Tuesday, August 19, 2008

AKU, SANG PESIMIS FATALIS

Harusnya hidup adalah kesimbangan. Pejalan sepertiku selalu mencari itu. Walau artinya aku tak selalu ada dalam bahagia. Hidup kerap kali justru timpang menimangku. Terlalu banyak sedih menyambangiku. Tapi kuterima hidup tetap sebagai keseimbangan meski ada orang lain yang memilih hanya menerima bahagia. Aku bertanya, apa bisa? Mungkin bisa. Mungkin aku memang sang pesimis yang fatalis. Tapi bukankah hidup pula sebuah kefatalan?
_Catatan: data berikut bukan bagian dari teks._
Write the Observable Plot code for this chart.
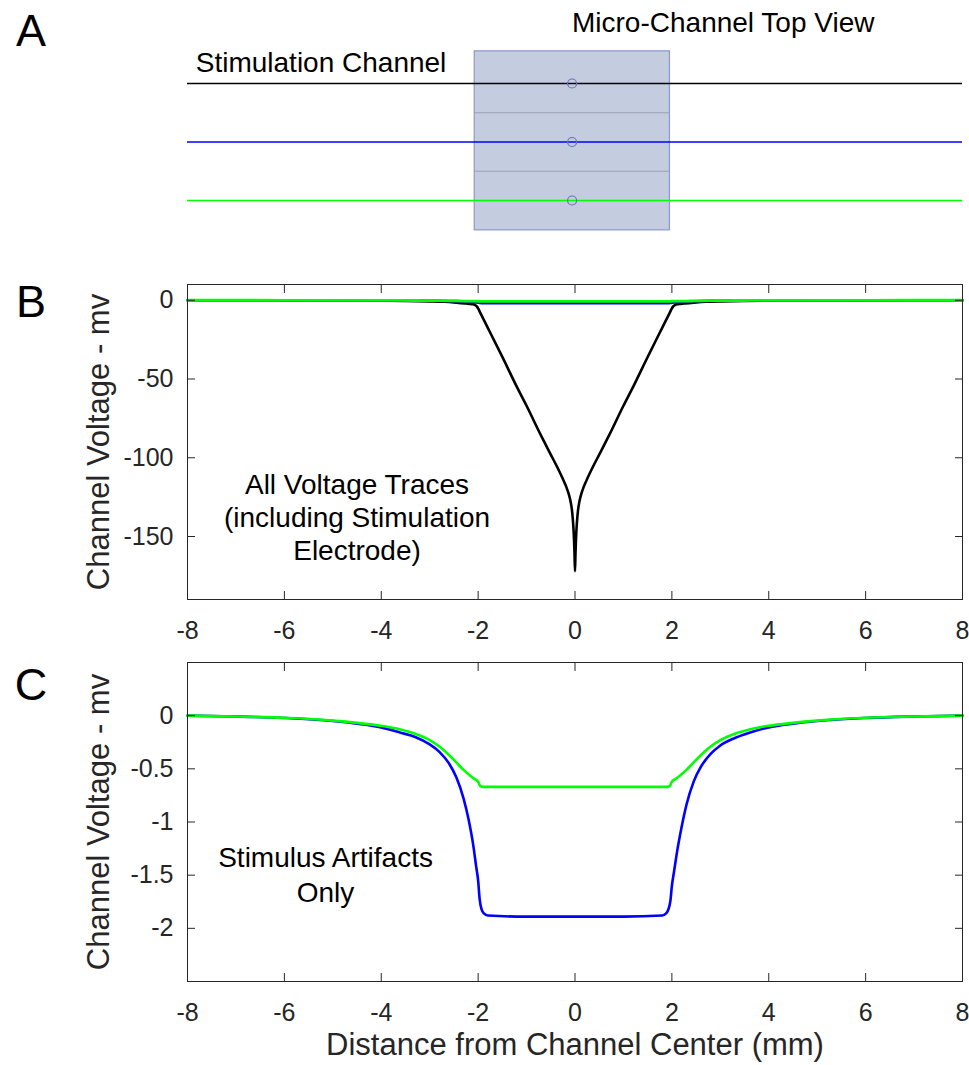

Guru yang memberi ujian di muka sebelum pelajaran? Neraca yang kerap berat sebelah walau aku membantahnya sebagai sebuah ketidak adilan. Aku berpikir, sekaligus merasa. Meski keduanya adalah dua kutub berbeda. Itu sebabnya, aku acap melihat kelabu. Bukankah hidup memang abu-abu? Tak ada putih sempurna seperti tak ada hitam yang senantiasa kelam. Keduanya padu, menciptakan palet warnanya sendiri. Dan begitulah hidup. Ia tak pernah mau timpang meski kerap memberi banyak hal yang tak seimbang. Mungkin aku sang pesimis yang fatalis. Tapi bukankah hidup memang sebuah kefatalan yang terjadi bersamaan dengan saat kita dilahirkan? Meninabobokanku dengan kebingungan yang kerap terabaikan. Aku diasuh oleh hidup yang fatal, disusui kegamangan yang sulit kuterjemahkan. Dengan itu aku tumbuh, berusaha jadi pesimis yang kuat.

Makin besar aku makin pandai berdandan, menutupi jiwa yang rapuh dengan gincu dan sorot mata ragu dengan bulu mata palsu. Sebab aku harus terlihat optimis di tengah orang-orang sekelilingku. Mereka tak suka keseimbangan. Sebab mereka hanya mau bahagia saja. Padahal, keseimbangan buatku adalah juga kedukaan. Maka aku harus timpang agar terlihat seimbang. Menjadi bahagia senantiasa adalah hal yang sebenarnya agak mustahil kupenuhi sebab luka membuatku lengkap. Seharusnya mereka pun begitu. Tapi ternyata tidak. Mereka cuma mau bahagia. Mereka memilih timpang ketimbang seimbang. Berpura-pura bahagia dalam lakon yang menyiksa. Tertawa untuk menutupi duka sementara aku senantiasa menangis kala luka. Aku letih harus berpura-pura bahagia. Aku sulit memaksa bibirku tertawa saat mataku sedang sangat ingin menangis. Salahkah aku menjadi seperti ini? Sungguh, aku letih dengan segala kepura-puraan ini. Aku bosan harus berdandan tebal untuk menutupi kegamangan. Aku tak ingin lagi bermimpi tentang hidup yang timpang. Sebab hidup adalah keseimbangan yang juga berarti duka dan nyatanya, aku adalah sang pesimis yang juga fatalis. Haruskah aku menolaknya?